According to Jacob Katz, central California program director for California Trout, salmon must overcome numerous challenges in the early stages of their lives. As they’re about to reach their destination, one wrong turn can lead to their death.

“Drainage canals appear to be like a tributary. Often fooled by drainage canals, salmon swim in it thinking that they’re in a tributary and die,” Katz said.

Adult salmon use water flow as a cue while swimming upstream, and certain flows cause them to stray away from the Sacramento River. This leads them to travel up to 70 miles into drainage canals from which they cannot escape.

The Knights Landing Outfall Gates (KLOG) and Yolo Bypass are common places for salmon to deviate, leading them into the Colusa Basin Drain.  These two entry points have trapped many endangered winter chinook salmon.

Many of the salmon were rescued and placed back into the Sacramento River but the majority died before they were able to spawn due to stress.

RECLAMATION DISTRICT 108 / COURTESY
RECLAMATION DISTRICT 108 / COURTESY

Reclamation District 108 (RD 108) took the lead and initiated the KLOG project. RD 108 contributed $400,00 to pay for the design plan and permitting.

According to Katz, the KLOG project installed concrete wing walls and a metal picket weir that allows irrigation water to flow out of the gate and into the river, but blocks fish from entering.

“The KLOG idea is simply to block [salmon]. We’ve really changed the way the water flows,” Katz said.
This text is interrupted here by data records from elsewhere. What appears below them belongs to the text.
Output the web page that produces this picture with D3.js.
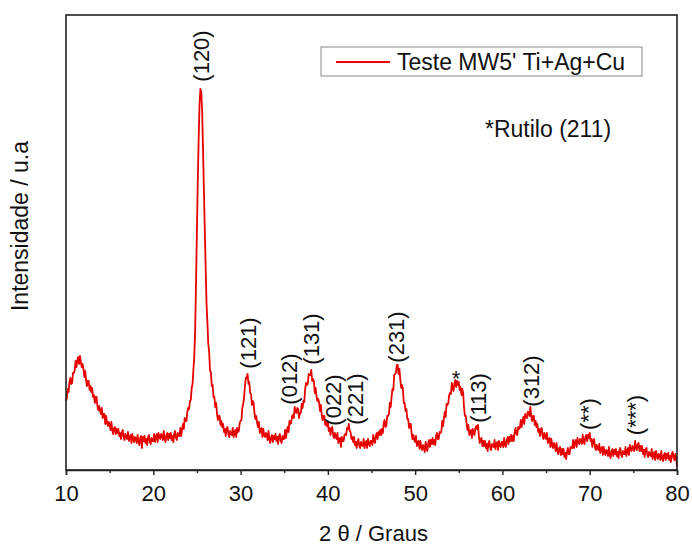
<!DOCTYPE html>
<html>
<head>
<meta charset="utf-8">
<script src="https://cdn.jsdelivr.net/npm/d3@7"></script>
<style>
  html, body { margin: 0; padding: 0; background: #fff; }
  svg { display: block; font-family: "Liberation Sans", Arial, sans-serif; }
</style>
</head>
<body>
<svg id="chart" width="692" height="547"></svg>
<script>
// ---- data ----
const angleStart = 10;      // 2θ of first sample (degrees)
const angleStep = 0.1;      // sampling step (degrees)
// intensity (arbitrary units), one row per degree: 10.0..10.9, 11.0..11.9, ...
const intensity = [
  69,72,81,78,88,92,86,87,97,97,
  100,109,103,110,113,106,114,108,103,106,
  101,93,99,90,84,89,89,80,84,78,
  82,73,75,67,73,73,64,60,64,59,
  56,62,52,56,56,46,54,47,44,48,
  46,40,48,40,36,42,43,36,41,37,
  41,34,37,31,38,40,33,30,36,33,
  31,38,29,33,35,27,36,31,28,33,
  32,27,35,28,25,32,34,22,33,29,
  34,27,31,25,33,35,28,26,32,29,
  29,36,28,33,36,28,37,33,31,36,
  35,30,39,31,28,35,37,30,36,32,
  37,30,34,28,36,39,32,30,37,34,
  34,42,34,41,46,41,52,49,49,58,
  62,61,69,70,82,86,101,114,141,189,
  240,290,332,366,381,378,358,320,280,240,
  203,166,148,126,118,99,98,84,85,73,
  73,63,67,56,50,54,54,45,49,43,
  46,38,41,34,42,43,36,33,39,36,
  35,42,33,38,40,33,42,38,39,47,
  49,50,62,66,72,84,92,92,96,86,
  88,77,76,65,69,67,56,51,54,47,
  43,48,37,41,42,33,41,35,33,37,
  36,30,39,31,27,33,35,28,34,31,
  36,29,33,26,34,36,29,27,34,31,
  31,40,32,39,43,38,49,46,47,54,
  55,52,63,58,57,62,61,52,57,57,
  66,62,69,68,81,87,85,86,96,95,
  95,100,89,91,89,77,82,74,69,71,
  67,59,65,55,50,54,54,45,49,44,
  48,39,42,35,42,43,35,32,37,33,
  31,37,27,31,32,23,33,29,29,35,
  36,35,42,41,46,39,38,31,33,28,
  33,25,28,22,29,31,24,22,28,25,
  24,31,22,27,29,22,31,26,24,29,
  29,25,35,29,27,34,37,31,38,35,
  40,35,41,37,47,50,43,44,54,54,
  56,67,63,73,81,80,95,96,97,105,
  105,96,101,90,82,85,81,67,67,59,
  61,51,51,42,46,46,36,31,35,30,
  28,34,24,28,29,21,29,23,20,25,
  23,18,28,22,19,27,30,23,30,26,
  32,26,30,25,34,37,31,31,38,37,
  38,49,44,52,58,53,66,65,67,75,
  77,76,87,82,79,87,90,83,89,85,
  88,80,83,75,81,77,63,54,54,46,
  40,45,35,39,40,32,41,36,35,42,
  44,41,45,34,27,31,32,24,29,24,
  29,22,26,19,27,29,22,20,26,24,
  23,30,21,26,28,20,29,24,23,28,
  28,23,32,25,23,30,33,26,33,29,
  35,29,34,29,38,42,36,35,43,41,
  42,50,43,49,53,46,56,53,52,58,
  58,54,63,54,49,54,54,45,49,43,
  46,38,41,34,41,42,34,31,37,33,
  31,37,27,31,32,23,31,25,22,27,
  25,19,27,19,16,22,23,15,21,16,
  21,13,17,11,18,22,16,16,23,22,
  22,30,22,28,30,23,32,27,26,31,
  30,26,35,28,26,33,35,29,35,32,
  37,29,31,23,30,31,23,20,25,21,
  20,26,17,21,23,15,23,18,15,20,
  19,14,23,15,12,19,21,14,20,16,
  21,14,18,12,20,22,15,13,19,16,
  16,23,14,19,22,15,25,20,19,24,
  23,19,29,22,20,26,27,19,24,19,
  24,16,20,13,21,22,15,13,18,15,
  14,21,11,16,18,10,19,14,11,16,
  15,10,19,12,9,15,17,10,16,12,
  17,10,14,8,16,18,12,10,16,13,
  3
];
const xTicks = [10, 20, 30, 40, 50, 60, 70, 80];
const xMinorTicks = [15, 25, 35, 45, 55, 65, 75];
// peak annotations: label, 2θ, intensity level of label centre
const peakLabels = ["(120)", "(121)", "(012)", "(131)", "(022)", "(221)", "(231)", "(113)", "(312)", "(**)", "(***)"];
const peakAngles = [25.58, 30.96, 35.55, 38.07, 40.59, 43.22, 47.92, 57.31, 63.38, 69.91, 75.30];
const peakLevels = [414, 127, 91, 131, 70, 71, 133, 72, 89, 56, 55];
const starLabel = "*";
const starAngle = 54.68;
const starLevel = 84;
const seriesName = "Teste MW5' Ti+Ag+Cu";
const noteText = "*Rutilo (211)";
const xTitle = "2 θ / Graus";
const yTitle = "Intensidade / u.a";

// ---- layout ----
const svg = d3.select("#chart");
const mLeft = 66, mRight = 677, mTop = 15, mBottom = 470;
const x = d3.scaleLinear().domain([10, 80]).range([mLeft, mRight]);
const y = d3.scaleLinear().domain([0, 455]).range([mBottom, mTop]);
const red = "#e60000";
const axisColor = "#222";

const points = intensity.map((v, i) => [angleStart + i * angleStep, v]);

// curve
svg.append("path")
  .datum(points)
  .attr("fill", "none")
  .attr("stroke", red)
  .attr("stroke-width", 1.8)
  .attr("stroke-linejoin", "round")
  .attr("d", d3.line().x(d => x(d[0])).y(d => y(d[1])));

// frame
svg.append("rect")
  .attr("x", mLeft).attr("y", mTop)
  .attr("width", mRight - mLeft).attr("height", mBottom - mTop)
  .attr("fill", "none").attr("stroke", axisColor).attr("stroke-width", 1.6);

// bottom axis
const xAxis = svg.append("g")
  .attr("transform", `translate(0,${mBottom})`)
  .call(d3.axisBottom(x).tickValues(xTicks).tickSize(5).tickPadding(10).tickFormat(d3.format("d")));
xAxis.select(".domain").attr("stroke", axisColor).attr("stroke-width", 1.6);
xAxis.selectAll(".tick line").attr("stroke", axisColor).attr("stroke-width", 1.4);
xAxis.selectAll(".tick text").attr("font-size", 22).attr("fill", "#111")
  .attr("font-family", "'Liberation Sans', Arial, sans-serif");

const xMinor = svg.append("g")
  .attr("transform", `translate(0,${mBottom})`)
  .call(d3.axisBottom(x).tickValues(xMinorTicks).tickSize(3).tickFormat(""));
xMinor.select(".domain").remove();
xMinor.selectAll(".tick line").attr("stroke", axisColor).attr("stroke-width", 1.4);

// axis titles
svg.append("text")
  .attr("x", (mLeft + mRight) / 2 + 2).attr("y", 541)
  .attr("text-anchor", "middle")
  .attr("font-size", 22).attr("fill", "#111")
  .text(xTitle);

svg.append("text")
  .attr("transform", `translate(28,226) rotate(-90)`)
  .attr("text-anchor", "middle")
  .attr("font-size", 23).attr("fill", "#111")
  .text(yTitle);

// peak labels
svg.selectAll("text.peak")
  .data(peakLabels)
  .join("text")
  .attr("class", "peak")
  .attr("transform", (d, i) => `translate(${x(peakAngles[i])},${y(peakLevels[i])}) rotate(-90)`)
  .attr("text-anchor", "middle")
  .attr("dominant-baseline", "central")
  .attr("font-size", 22).attr("fill", "#111")
  .text(d => d);

svg.append("text")
  .attr("x", x(starAngle)).attr("y", y(starLevel))
  .attr("text-anchor", "middle")
  .attr("font-size", 22).attr("fill", "#111")
  .text(starLabel);

// legend
const lg = svg.append("g");
lg.append("rect")
  .attr("x", 321).attr("y", 47).attr("width", 321).attr("height", 29)
  .attr("fill", "#fff").attr("stroke", "#888").attr("stroke-width", 1);
lg.append("line")
  .attr("x1", 336).attr("x2", 390).attr("y1", 62).attr("y2", 62)
  .attr("stroke", red).attr("stroke-width", 2);
lg.append("text")
  .attr("x", 397).attr("y", 70)
  .attr("font-size", 23).attr("fill", "#111")
  .text(seriesName);

// note
svg.append("text")
  .attr("x", 485).attr("y", 137)
  .attr("font-size", 23).attr("fill", "#111")
  .text(noteText);
</script>
</body>
</html>
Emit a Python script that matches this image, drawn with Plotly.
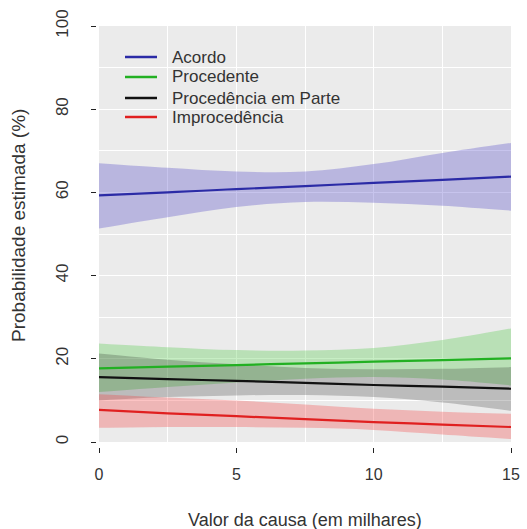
import plotly.graph_objects as go

W, H = 527, 529

# ---- data ----
valor = [0, 2.5, 5, 7.5, 10, 12.5, 15]

acordo = [59.3, 60.0, 60.8, 61.5, 62.3, 63.0, 63.8]
acordo_sup = [67.0, 65.9, 65.0, 65.0, 66.8, 69.5, 71.9]
acordo_inf = [51.3, 54.0, 56.5, 57.7, 57.5, 56.8, 55.6]

procedente = [17.7, 18.1, 18.5, 18.9, 19.3, 19.7, 20.1]
procedente_sup = [23.7, 22.8, 22.1, 22.0, 22.6, 24.5, 27.3]
procedente_inf = [12.0, 13.2, 14.3, 15.2, 15.6, 15.0, 13.6]

parte = [15.6, 15.1, 14.7, 14.2, 13.7, 13.3, 12.8]
parte_sup = [21.3, 19.8, 18.7, 17.8, 17.5, 17.6, 18.0]
parte_inf = [10.0, 10.8, 11.2, 11.3, 10.8, 9.5, 7.5]

improc = [7.7, 6.9, 6.2, 5.5, 4.8, 4.2, 3.6]
improc_sup = [11.5, 10.7, 10.0, 9.0, 8.0, 7.3, 6.8]
improc_inf = [3.4, 3.6, 3.6, 3.4, 2.9, 1.8, 0.7]

x_ticks = [0, 5, 10, 15]
y_ticks = [0, 20, 40, 60, 80, 100]

series = [
    ("Acordo", acordo, acordo_sup, acordo_inf, "#2b2ba6", "rgba(80,70,200,0.32)"),
    ("Procedente", procedente, procedente_sup, procedente_inf, "#22b022", "rgba(70,200,60,0.30)"),
    ("Procedência em Parte", parte, parte_sup, parte_inf, "#111111", "rgba(0,0,0,0.20)"),
    ("Improcedência", improc, improc_sup, improc_inf, "#e02020", "rgba(245,60,60,0.30)"),
]

fig = go.Figure()

# confidence bands
for name, mid, sup, inf, lc, fc in series:
    fig.add_trace(go.Scatter(x=valor, y=inf, mode="lines", line=dict(width=0, shape="spline"),
                             showlegend=False, hoverinfo="skip"))
    fig.add_trace(go.Scatter(x=valor, y=sup, mode="lines", line=dict(width=0, shape="spline"),
                             fill="tonexty", fillcolor=fc, showlegend=False, hoverinfo="skip"))

# lines
for name, mid, sup, inf, lc, fc in series:
    fig.add_trace(go.Scatter(x=valor, y=mid, mode="lines", name=name, showlegend=False,
                             line=dict(color=lc, width=2.2, shape="spline")))

# invisible trace so the detached (R-style) tick axes are drawn
fig.add_trace(go.Scatter(x=valor, y=acordo, xaxis="x2", yaxis="y2", mode="lines",
                         line=dict(width=0), opacity=0, showlegend=False, hoverinfo="skip"))

font_family = "Liberation Sans, Arial, sans-serif"
tick_color = "#333333"

x0, x1 = 99 / W, 511 / W
y0, y1 = (H - 442) / H, (H - 26) / H

fig.update_layout(
    width=W, height=H,
    margin=dict(l=0, r=0, t=0, b=0, autoexpand=False),
    paper_bgcolor="white",
    plot_bgcolor="#EBEBEB",
    font=dict(family=font_family, size=16, color=tick_color),
    showlegend=False,
    xaxis=dict(domain=[x0, x1], range=[0, 15], dtick=2.5, tick0=0, showgrid=True,
               gridcolor="white", gridwidth=1, showticklabels=False, ticks="",
               zeroline=False, showline=False, fixedrange=True, automargin=False),
    yaxis=dict(domain=[y0, y1], range=[0, 100], dtick=10, tick0=0, showgrid=True,
               gridcolor="white", gridwidth=1, showticklabels=False, ticks="",
               zeroline=False, showline=False, fixedrange=True, automargin=False),
    xaxis2=dict(overlaying="x", anchor="free", position=(H - 447) / H, range=[0, 15],
                tickvals=x_ticks, ticktext=[str(v) for v in x_ticks],
                ticks="outside", ticklen=5, tickwidth=1, tickcolor="#222222",
                showgrid=False, zeroline=False, showline=False, fixedrange=True,
                automargin=False,
                tickfont=dict(size=16, color=tick_color), ticklabelstandoff=8),
    yaxis2=dict(overlaying="y", anchor="free", position=96 / W, range=[0, 100],
                tickvals=y_ticks, ticktext=[str(v) for v in y_ticks],
                ticks="outside", ticklen=5, tickwidth=1, tickcolor="#222222",
                showgrid=False, zeroline=False, showline=False, tickangle=-90,
                fixedrange=True, automargin=False,
                tickfont=dict(size=17, color=tick_color), ticklabelstandoff=16),
)

# legend drawn as in the R original (line keys + labels)
leg_rows = [57, 77, 98, 117]
for (name, mid, sup, inf, lc, fc), ry in zip(series, leg_rows):
    yy = (H - ry) / H
    fig.add_shape(type="line", xref="paper", yref="paper",
                  x0=125 / W, x1=157 / W, y0=yy, y1=yy,
                  line=dict(color=lc, width=2.5))
    fig.add_annotation(text=name, xref="paper", yref="paper", x=170 / W, y=yy,
                       xanchor="left", yanchor="middle", showarrow=False,
                       font=dict(size=17, color="#333333"))

fig.add_annotation(text="Valor da causa (em milhares)", xref="paper", yref="paper",
                   x=(x0 + x1) / 2, y=(H - 520) / H, xanchor="center", yanchor="middle",
                   showarrow=False, font=dict(size=18, color="#333333"))
fig.add_annotation(text="Probabilidade estimada (%)", xref="paper", yref="paper",
                   x=19 / W, y=(H - 226) / H, xanchor="center", yanchor="middle",
                   textangle=-90, showarrow=False, font=dict(size=19, color="#333333"))

fig.write_html("out.html", config={"displayModeBar": False},
               post_script="document.body.style.margin='0';")
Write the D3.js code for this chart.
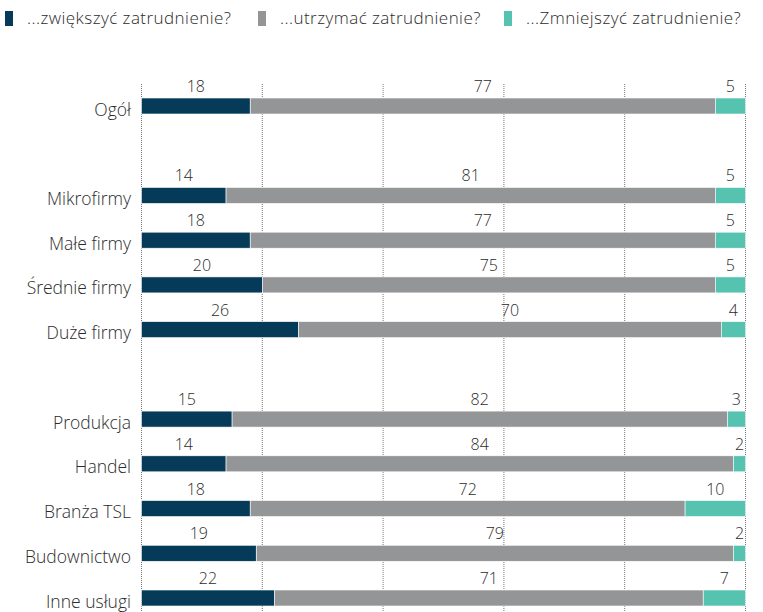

For construction costs, the U.S. Bureau of Reclamation contributed $1.5 million while the California Department of Fish and Wildlife and the California Department of Water Resources provided $300,000 each.

“This was a project that everybody was supporting,” said Lewis Blair, general manager of RD 108. “We’re really gaining momentum with this project.”

He said that the nongovernmental organization community as well as the state and federal government worked together to accomplish a solution to the problem which has been ongoing for many years.

According to Katz, farm revenues are adversely affected when salmon populations are in a crisis because it affects their water supply.

Katz said that the senior water rights holders understand that they have an obligation to sustain fish and wildlife populations.

“There is a real spirit of collaboration for these win-win projects,” Katz said.

The next project will be to build a similar structure at the Yolo Bypass via the Knights Landing Ridge Cut Canal (KLRC).

“[It’s important to protect salmon because] when [they] make it through all the threats of avoiding predators, successfully swimming through the ocean, just before they make it to their spawning ground, they’re lured into these drainage death-traps,” Katz said. “[It’s an] exciting partnership and [because] things are getting done, has a lot of promise.”